I had the same issue (some time back) and resolved it with the above.

HTH & best ... khay

----------

## cboldt

Some people may use the iptables service instead of the firewall service, and I gather there are few other options for firewall.  The principle is the same though.  ipsets have to be built before the rule inserting them to the firewall is called (either iptables-restore, or iptables -I or -A a rule); and an ipset can't be erased until the iptables rule using the set is deleted.

----------

## khayyam

 *cboldt wrote:*   

> Some people may use the iptables service instead of the firewall service, and I gather there are few other options for firewall.

 

cboldt ... the service is provided by a number of packages (with 'provide firewall' in the init.d script), I expected iptables would also provide this, but I see it doesn't (go figure).

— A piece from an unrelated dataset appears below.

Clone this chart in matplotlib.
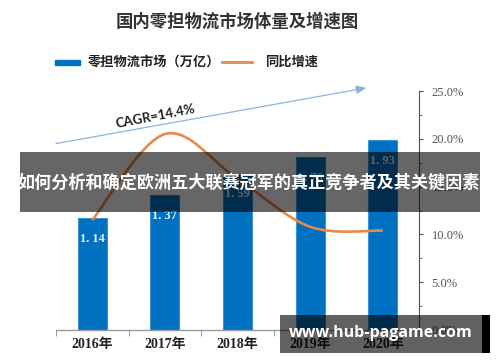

If that is the case then the OP can substitute 'firewall' for 'iptables'.

best ... khay

----------

## cboldt

ipkungfu has its own init too (/etc/init.d/ipkungfu), similarly deficient.

I have an /etc/init.d/iptables, but darned if I know where it came from. I may have created it as a copy of /etc/init.d/iptables, but if not, I've commandeered it, and mine is now a homebrew with a few extra commands.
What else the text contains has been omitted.